Figure 3. Heme Biosynthesis in Mammals

Enzymatic steps and intermediates formed during the biosynthesis of Heme from 5-aminolevelunic acid. Heme synthesis in the mitochondria begins in the mitochondrial matrix. Glycine and succinyl CoA are condensed by 5-aminolevulinate synthase to 5-aminolevelunic acid (ALA). ALA is exported to the cytosol through the inner mitochondrial membrane (IMM), the intermembrane space (IMS), and the outer mitochondrial membrane (OMM). In the cytosol, ALA undergoes four steps of enzymatic modification to generate coproporphyrinogen III (COPRO III). COPRO III is transported back to mitochondrial matrix where the last three enzymatic reactions occur. Abbreviations: ALA, 5-aminolevelunic acid; ALAS, 5-Aminolevulinate synthase; PBG, Porphobilinogen; PBGS, Porphobilinogen synthase; HMB, Hydroxymethylbilane; HMBS, Hydroxymethylbilane synthase; UROIII, Uroporphyrinogen III; UROS, Uroporphyrinogen III synthase; COPRO III, Coproporphyrinogen III; UROD, Uroporphyrinogen decarboxylase; PPG IX, Protoporphyrinogen IX; CPOX, Coproporphyrinogen oxidase; PP IX, Protoporphyrin IX; PPOX, Protoporphyrinogen oxidase; FECH, Ferochelatase.
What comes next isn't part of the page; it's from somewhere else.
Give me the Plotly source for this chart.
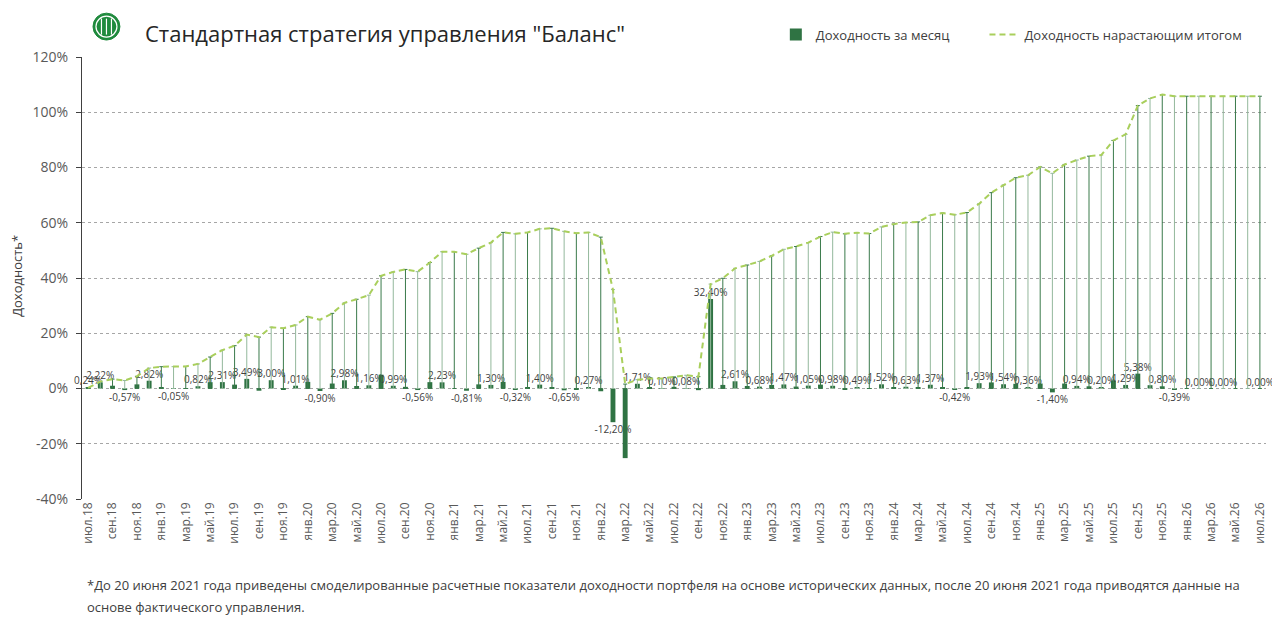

Figure 4. Iron-Sulfur Cluster Biogenesis in Mammals

Separate pathways are involved in mitochondrial iron-sulfur cluster biogenesis and cytosolic iron-sulfur cluster biogenesis, but both depend on mitochondria. Mitochondrial iron-sulfur cluster biogenesis begins in the mitochondrial matrix with the nascent iron-sulfur cluster (Fe-S) assembly core-complex. This core-complex consists of a cysteine desulfurase (NFS1) dimer, two monomers of the scaffold protein ISCU, two regulatory proteins ISD11, and frataxin (FXN). NFS1 abstracts sulfur from cysteine (Cys), converting it to alanine (Ala), for nascent Fe-S cluster assembly. The stability of NFS1 depends on its binding partner ISD11. Iron entry and cysteine desulfurase activity are possibly regulated by FXN. Iron and electrons (e-) provided by NADH, ferredoxin reductase (FDXR), and ferredoxin (FDX2) facilitate the assembly of the nascent ISC on the ISCU. The ISCU-bound nascent Fe-S is transferred to recipient apo-proteins or intermediate carrier proteins by a dedicated chaperone-co-chaperone (HSPA9/HSC20) system. For cytosolic iron-sulfur cluster biogenesis, an undetermined sulfur-containing compound (X-S) is exported from the mitochondrial to the cytosol by ATP-binding cassette sub-family B member 7 (ABCB7). Cytoplasmic Fe-S assembly (CIA) machinery then facilitates the loading of Fe-S onto apo-proteins to form holo-proteins. Numerous proteins are involved in the transfer of Fe-S to specific proteins; see text for discussion.